A while ago I tried out 3D printing and it became a hobby of mine. Now I wanted to try out lasers.
Similar to my first 3D printer, I bought a cheap one so potential mistakes don’t hurt to bad.
Assembling the kits also helped me understand the inner workings of those machines.
Problem is, the laser doesn’t emit any lasers. A pretty obvious flaw which im still baffled by is that the 3 pin connectors of the control board and the laser module don’t have the same sequence. Before some lights turned on and the fan for the air assist spun a bit. When I “fixed” the sequence the fan spun up rapidly. Maybe the difference between the 5 and 12 V line. In either configuration, the laser stays dark.
I checked all the wires and connections and the stepper motors and endstops work perfectly.

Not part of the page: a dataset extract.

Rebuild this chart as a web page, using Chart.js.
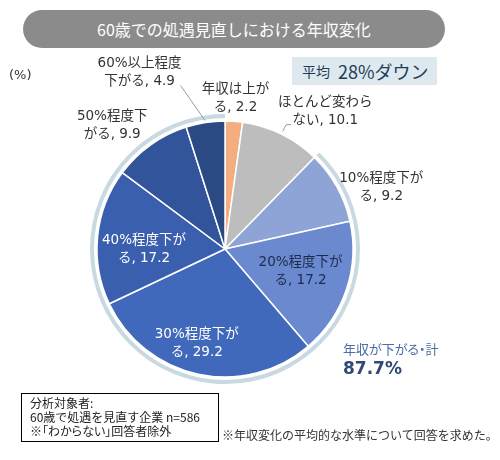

Hopefully I just missed an easy fix.
I’m grateful for any help on this.
I got myself a Laser Tree LT-40W-F23 as a Laser module and a TwoWin 6550 as a CNC base. Both should work at 12 V with 3 pin connectors.
Do these photos reflect before or after you fixed the wiring?
If this is after, the GND and PWM are reversed on the laser end.
I would start by measuring the 12v going to the laser.
The fan on these modules is hard wired; it runs all the time when 12v is applied, the laser itself is a separate circuit.
If you powered on the machine like this it is quite possible you have blown the PWM pin on controller up by pulling it close to 12v via the fan; unless it is isolated/protected properly on the controller board.
Similarly the PWM pin on the laser will have had a negative voltage on it (relative to the laser modules GND) and may not have survived; again depending on how well it is protected in the module.
Neither of these has a quick fix , You need to start by debugging them separately.
Does the laser fire with 12v applied to the power pins and the PWM line pulled high via a resistor?
- Lots of these module already have the pull-up resistor on-board, and the laser fires automatically unless the PWM pin is connected to GND.
- Take care where the laser is pointed when doing this!
Do you have a PWM meter or scope? If you set the laser on and at 0%, 50% and 100% power do you see a corresponding signal on the PWM line?
- If you just have a multimeter, measure the GND-PWM voltage and you should see a difference with this too.
If the laser module is broken, it may be possible to replace just the controller board.
- The laser diode itself is unlikely to have been damaged.
If the controller PWM output is broken (but the controller runs otherwise) it may be possible to use an alternate pin; either a spare heater/fan pin, or re-purpose another PWM pin for the job.
I changed the order in a spare cable by changing the sequence in the middle of the cables so I can still use the connectors.
Wow thanks for your detailed answer. I will try it tomorrow and keep you guys posted.
I’ve never asked anything myself in forums.
I doubt you damaged the board. The pwm pin can take 12V applied to it… many of these use an optical isolator which gives them more flexibility on the supply to this pin.
Even if you swapped ground and pwm, it should reverse bias the optical isolator and no current should flow… hopefully, no resultant damage.
I assume this is the animal?
LT-40W-AA_User_Manual.pdf (2.1 MB)
I tried it out.
The Laser Module and its small board is totally fine.
As it turns out, PWM of the control board didn’t output any voltage, even when it should. VCC was fine.
Sadly I don’t have any other PWM outputs on this board.
Anywhere to go from here?
It’s possible you damaged the control board with the wiring swap.
Most of these outputs used for laser power (pwm) come directly from the cpu, there is no buffering of the signal, wiring one to ground may have caused it’s demise, as there is no current limiting on these that I am aware of.
Ensure the software is configured… I don’t know what you use… In Lightburn it’s the $30 variable on the machine has to match the S-value Max in the Device settings. I think $31 needs to be zero.
You can try tracing backward the pwm signal on the board and see if there is any device between the CPU and pwm output. If so you could look at the input to that device.